BIPP: North and South Koreans to partner in Winter Olympics competition

Zach Krivine, Contributing Writer

North Korean officials made two surprising announcements on Jan. 9. For the first time since December 2015, officials from both North and South Korea would meet at the Korean de-militarized zone (the border separating the North from South) in an effort to begin talks in the midst of increased tension. In addition, it was announced that North Korea would send a group of athletes to participate in the 2018 Winter Olympics in Pyeongchang, South Korea, and that the athletes from both sides of the Korean peninsula would march under the same flag in the opening ceremony. For some, this mini-détente offers a glimmer of hope for an exchange of rhetoric, and perhaps Korean reunification, at an earlier date than what many had originally thought.

Despite these announcements, tensions do not appear to be lessening, and leaders are growing anxious. On Jan. 16, a summit was held in Vancouver between military officials of the United States, Canada, and the 18 other nations that have deployed troops or sent humanitarian aid to the Korean peninsula.

Those in attendance did not mince words.

“We have to recognize that the threat is growing,” U.S. Secretary of State Rex Tillerson said, “and if North Korea does not choose the path of engagement, of discussion, negotiations, then they themselves will trigger an option.” Japanese Foreign Minister Taro Kono weighed in on the North’s recent rapprochement.

“We should not be naive about their intent,” Kono said. “Nor should we be blinded by North Korea’s charm offensive. In short, it is not the time to ease pressure or to reward North Korea.”

Among those not invited to the Vancouver summit were delegates from China. Just a few days later, on Jan. 19, the reason for this exclusion became apparent when U.S. intelligence officials released photos of what they believed to be six Chinese vessels trading with North Korea, which would be in violation of existing UN sanctions.

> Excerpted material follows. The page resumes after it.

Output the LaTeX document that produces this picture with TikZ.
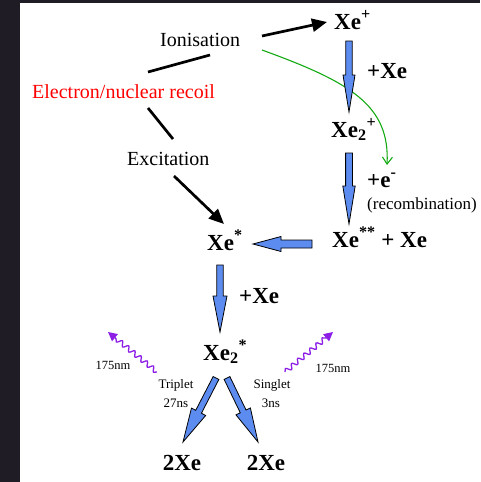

The UN Security Council voted in August to ban nations from importing iron ore, coal, lead and seafood from North Korea, industries that generate $1 billion annually for the feeble economy. Much of the report suggests that China has continued its purchase of coal from the North, even days after the sanctions were instituted. Reports of North Korean seafood appearing in Chinese markets are also commonplace.

Even months after President Donald Trump’s infamous “fire and fury” comments, the threat of war on the Korean peninsula has not gone away, and tensions still appear to be high. Rhetoric remains charged and dictator Kim Jong Un retains his nuclear capabilities. Although clearly not reflective of the diplomatic reality, the upcoming Winter Olympic games will provide a more cooperative picture of North and South Korea, two nations desperately in need of just that.